Farmers invest $44 million into their land
PRIMARY producers in Ipswich, Scenic Rim, Lockyer and Somerset regions have invested a share of more than $1billion into developing their businesses with state government productivity loans.
Across the state, thousands of primary producers have been able to buy their first block, expand and invest in new technology and infrastructure, prepare for drought and natural disaster and reduce electricity bills under the Queensland Government's Primary Industry Productivity Enhancement Scheme (PIPES).
Fifty farmers in the Scenic Rim have invested $18million, while $27million has been invested in another 92 primary production enterprises in Somerset, Lockyer Valley and Ipswich Local Government Areas.
Beef cattle enterprises were among the most popular across the four regions, as were dairy cattle and vegetable crops.
QRIDA southeast regional area manager Brian Coe said producers used the low-interest loans to invest in a range of on-farm improvements such as more efficient water and also energy-saving equipment to help reduce electricity bills.
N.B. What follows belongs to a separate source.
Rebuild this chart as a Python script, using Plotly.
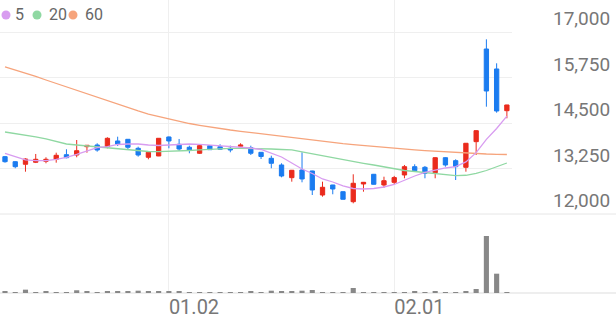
import plotly.graph_objects as go

# ---------------- data ----------------
open_ = [13575, 13437, 13366, 13421, 13448, 13503, 13629, 13621, 13849, 13896,
         13849, 14006, 14052, 13805, 13558, 13594, 14116, 13915, 13833, 13668,
         13877, 13849, 13805, 13860, 13822, 13695, 13530, 13347, 12998, 13209,
         13182, 12522, 12797, 12613, 12338, 12825, 13091, 12797, 12870, 13072,
         13300, 13283, 13135, 13547, 13465, 13283, 13987, 16533, 15984, 14838]
high = [13594, 13450, 13530, 13649, 13558, 13684, 13778, 14033, 13890, 13943,
        14107, 14124, 14060, 13849, 13700, 14085, 14130, 14061, 13877, 13890,
        13890, 13915, 13877, 13943, 13877, 13700, 13602, 13393, 13210, 13695,
        13190, 12888, 12800, 12620, 13091, 12880, 13100, 13025, 13047, 13347,
        13366, 13319, 13560, 13560, 13503, 13950, 14300, 16799, 16140, 15000]
low = [13410, 13256, 13162, 13400, 13393, 13410, 13530, 13558, 13684, 13712,
       13805, 13868, 13778, 13575, 13503, 13590, 13805, 13731, 13668, 13650,
       13760, 13758, 13695, 13786, 13621, 13511, 13256, 13008, 12888, 12871,
       12522, 12476, 12542, 12400, 12294, 12613, 12810, 12723, 12825, 12981,
       13162, 12981, 12981, 13300, 12934, 13162, 13621, 14948, 14783, 14629]
close = [13437, 13300, 13511, 13503, 13503, 13613, 13547, 13739, 13888, 13758,
         14080, 13923, 13833, 13621, 13695, 14080, 14006, 13786, 13750, 13877,
         13767, 13778, 13758, 13896, 13668, 13580, 13393, 13044, 13201, 12962,
         12660, 12734, 12687, 12404, 12844, 12871, 12816, 12915, 13000, 13300,
         13190, 13118, 13547, 13347, 13300, 13943, 14289, 15379, 14830, 14995]

ma5 = [13668, 13575, 13484, 13465, 13465, 13498, 13558, 13640, 13739, 13822,
       13849, 13910, 13923, 13923, 13896, 13882, 13896, 13910, 13923, 13915,
       13896, 13868, 13855, 13833, 13813, 13772, 13676, 13566, 13401, 13237,
       13113, 12962, 12879, 12770, 12701, 12687, 12701, 12742, 12811, 12934,
       13044, 13141, 13209, 13264, 13300, 13430, 13685, 14052, 14348, 14687]
ma20 = [14253, 14212, 14157, 14116, 14061, 13992, 13923, 13896, 13868, 13849,
        13827, 13800, 13759, 13731, 13717, 13712, 13717, 13731, 13745, 13759,
        13778, 13794, 13805, 13805, 13805, 13800, 13786, 13772, 13759, 13704,
        13649, 13602, 13553, 13498, 13443, 13393, 13346, 13292, 13228, 13195,
        13168, 13140, 13113, 13072, 13053, 13064, 13113, 13195, 13292, 13401]
ma60 = [16039, 15956, 15874, 15778, 15681, 15585, 15489, 15393, 15297, 15201,
        15105, 15008, 14912, 14830, 14747, 14679, 14610, 14541, 14486, 14437,
        14390, 14349, 14308, 14272, 14237, 14198, 14162, 14129, 14094, 14061,
        14028, 13995, 13965, 13934, 13907, 13879, 13855, 13830, 13805, 13783,
        13761, 13742, 13723, 13704, 13687, 13673, 13660, 13649, 13640, 13635]

volume = [50000, 33000, 110000, 33000, 43000, 33000, 33000, 90000, 40000, 33000,
          66000, 50000, 40000, 76000, 40000, 66000, 50000, 40000, 33000, 33000,
          33000, 26000, 26000, 26000, 50000, 33000, 76000, 43000, 50000, 76000,
          100000, 17000, 17000, 33000, 165000, 33000, 26000, 26000, 26000, 26000,
          40000, 33000, 40000, 33000, 26000, 66000, 132000, 1880000, 637000, 33000]

x_ticks = [16, 38]
x_tick_labels = ["01.02", "02.01"]
price_ticks = [12000, 13250, 14500, 15750, 17000]
ma_names = ["5", "20", "60"]

# ---------------- style ----------------
RED = "#ea2b1d"
BLUE = "#1b7cf0"
MA_COLORS = ["#d89cf0", "#8fd8a2", "#f6a47c"]
GRID = "#efefef"
TXT = "#777777"
FONT = "Roboto"

W, H = 616, 321
plot_w = 512
plot_bottom = 293
sep_px = 214

x = list(range(len(close)))

fig = go.Figure()

for vals, col, name in zip([ma60, ma20, ma5], MA_COLORS[::-1], ma_names[::-1]):
    fig.add_trace(go.Scatter(x=x, y=vals, mode="lines", name=name,
                             line=dict(color=col, width=1.3),
                             xaxis="x", yaxis="y", hoverinfo="skip"))

fig.add_trace(go.Candlestick(
    x=x, open=open_, high=high, low=low, close=close,
    increasing=dict(line=dict(color=RED, width=1), fillcolor=RED),
    decreasing=dict(line=dict(color=BLUE, width=1), fillcolor=BLUE),
    whiskerwidth=0, xaxis="x", yaxis="y", name="price"))

fig.add_trace(go.Bar(x=x, y=volume, marker=dict(color="#888888", line=dict(width=0)),
                     width=0.5, xaxis="x2", yaxis="y2", name="vol"))

spacing = plot_w / 49.988
x_range = [-0.488, -0.488 + plot_w / spacing]

price_top = 17000 + (32 - 0) * (5000 / 182)
vmax = max(volume) * (plot_bottom - sep_px) / 57.0
split = (plot_bottom - sep_px) / plot_bottom

fig.update_layout(
    width=W, height=H, autosize=False,
    margin=dict(l=0, r=W - plot_w, t=0, b=H - plot_bottom),
    paper_bgcolor="white", plot_bgcolor="white",
    showlegend=False, boxgap=0.4,
    font=dict(family=FONT, color=TXT, size=19),
    xaxis=dict(domain=[0, 1], range=x_range, anchor="y", showticklabels=False,
               tickvals=x_ticks, showgrid=True, gridcolor=GRID, gridwidth=1,
               zeroline=False, showline=False, ticks="",
               rangeslider=dict(visible=False), matches="x2"),
    xaxis2=dict(domain=[0, 1], range=x_range, anchor="y2",
                tickvals=x_ticks, ticktext=x_tick_labels,
                ticklabelposition="outside right",
                showgrid=True, gridcolor=GRID, gridwidth=1,
                zeroline=False, showline=False, ticks="",
                tickfont=dict(size=20, color=TXT, family=FONT)),
    yaxis=dict(domain=[split, 1], range=[12000, price_top], side="right",
               tickvals=price_ticks, ticktext=[f"{v:,}" for v in price_ticks],
               ticklabelposition="outside top", ticklabelstandoff=40,
               showgrid=True, gridcolor=GRID, gridwidth=1,
               zeroline=False, showline=False, ticks="",
               tickfont=dict(size=19, color=TXT, family=FONT)),
    yaxis2=dict(domain=[0, split], range=[0, vmax], showticklabels=False,
                showgrid=False, zeroline=False, showline=False, ticks=""),
)

ext = W / plot_w
fig.add_shape(type="line", xref="paper", yref="paper", x0=0, x1=ext, y0=split, y1=split,
              line=dict(color="#e6e6e6", width=1), layer="below")
fig.add_shape(type="line", xref="paper", yref="paper", x0=0, x1=ext, y0=0, y1=0,
              line=dict(color="#dddddd", width=1), layer="below")

# legend: dots + labels
dot_px = [6, 37, 73]
txt_px = [13, 47, 83]
for name, col, dx, tx in zip(ma_names, MA_COLORS, dot_px, txt_px):
    fig.add_shape(type="circle", xref="paper", yref="paper",
                  xsizemode="pixel", ysizemode="pixel",
                  xanchor=dx / plot_w, yanchor=(plot_bottom - 15) / plot_bottom,
                  x0=-4.5, x1=4.5, y0=-4.5, y1=4.5,
                  fillcolor=col, line=dict(width=0))
    fig.add_annotation(xref="paper", yref="paper", x=tx / plot_w,
                       y=(plot_bottom - 15) / plot_bottom,
                       xanchor="left", yanchor="middle", showarrow=False,
                       text=name, font=dict(size=16, color="#666666", family=FONT))

fig.write_html("out.html")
"Rising energy prices and the dependence on electric farm infrastructure to run their business are putting significant pressure on primary producers," Mr Coe said.
"Many clients are using Sustainability Loans of up to $1.3million to invest in energy saving techniques like solar generation equipment and they have been able to save significant amounts in the day-to-day running of their businesses."
Mr Coe said aspiring producers in the southeast were increasingly looking to First Start Loans to secure their initial block of land.
"People young and not so young are having a crack and buying their first property and moving into agriculture business," he said.
The State Government has endorsed QRIDA to provide a further $100million in loans under PIPES in 2018-19.